There was a great article in the National Geographic the other day, about the Functional Dog Collaborative. I've been following the FDC for some time now. I'm in their Facebook group, and have listened to all their podcasts. Some more than once. Personally, I believe this is the future of canine breeding.
The Japanese breeds have a host of issues looming on the horizon: small gene pools, lack of health testing in their country of origin, and extreme selection for aesthetics while traits like working ability and temperament are being left behind. The Nihon Ken are also part of the larger purebred dog world, that has its own issues, and I've been wrestling with serious questions for several years now. How do we move forward with the preservation effort? What do I consider ethical breeding? How can we deal with health and temperamental issues in an ever shrinking population with very little hope for more genetic diversity? What part do I want to play in this world?
In the grand scheme of things, I think we're running into a few problems in the breeding world. One is that 'purebred' dog breeding with no outcrossing is essentially breeding into a wall. All breeds are hurtling toward it, some slower than others, but that wall is ever looming. As a breeder I feel like I'm playing a game of whack-a-mole, where there are more and more moles, and they will get faster and faster.

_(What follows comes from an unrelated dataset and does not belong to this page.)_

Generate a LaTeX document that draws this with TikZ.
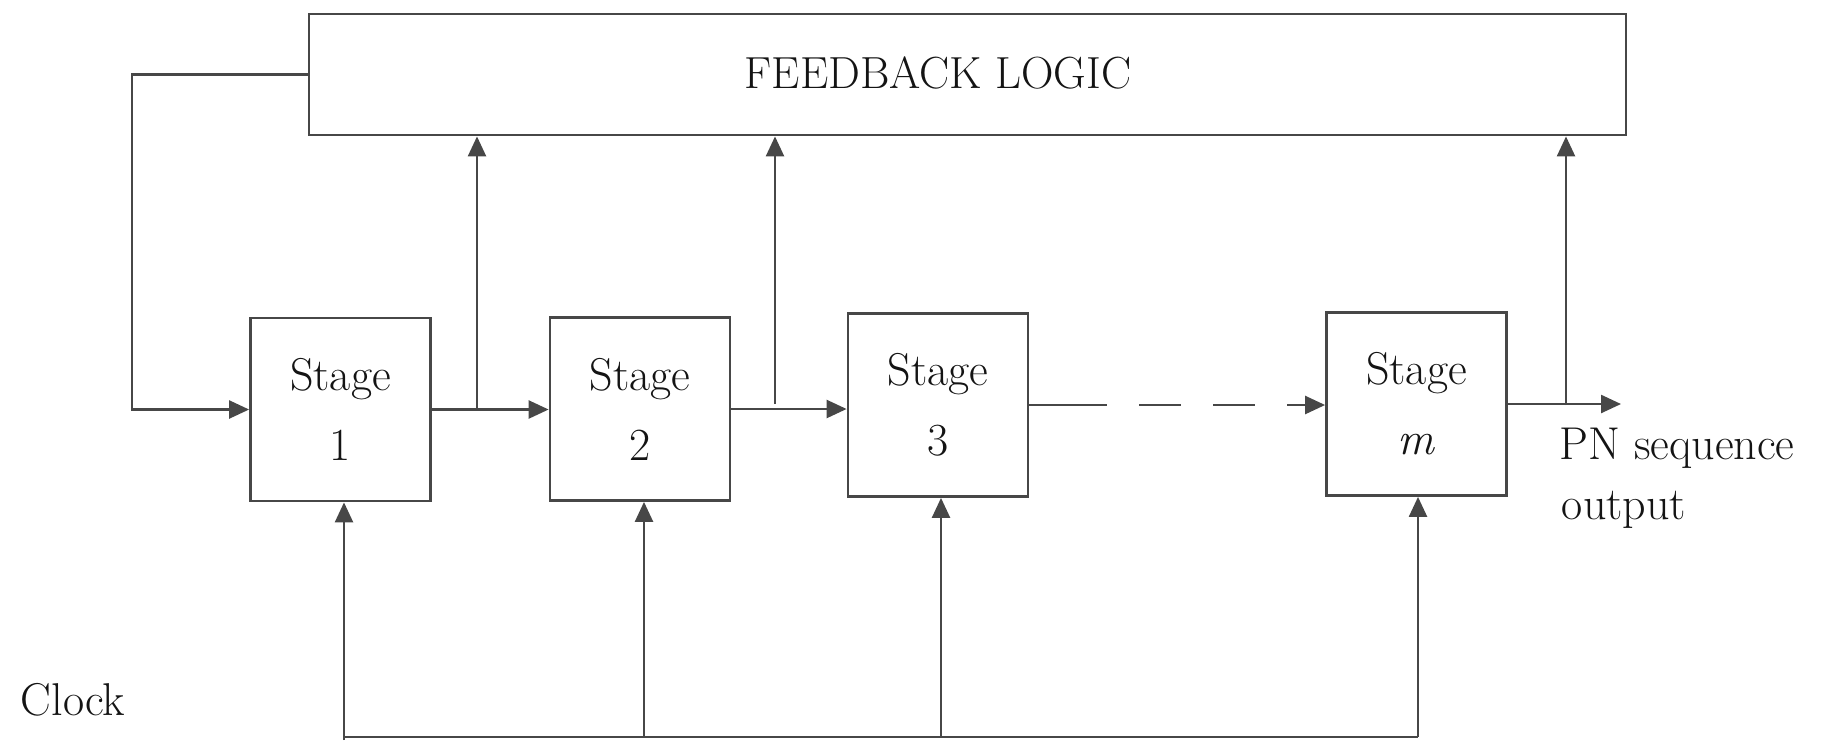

I think another big issue with purebred dog breeding is what this article points out: the vast majority of dogs today will be pets. They will essentially be lapdogs, with maybe some being a bit more active if they are owned by people who like to hike etc. But almost all our dog breeds are heritage breeds, that were bred for a purpose that they are no longer used for. They were essentially selected to do one thing (like herding for example), but now we want them to sit on a couch. And that has consequences.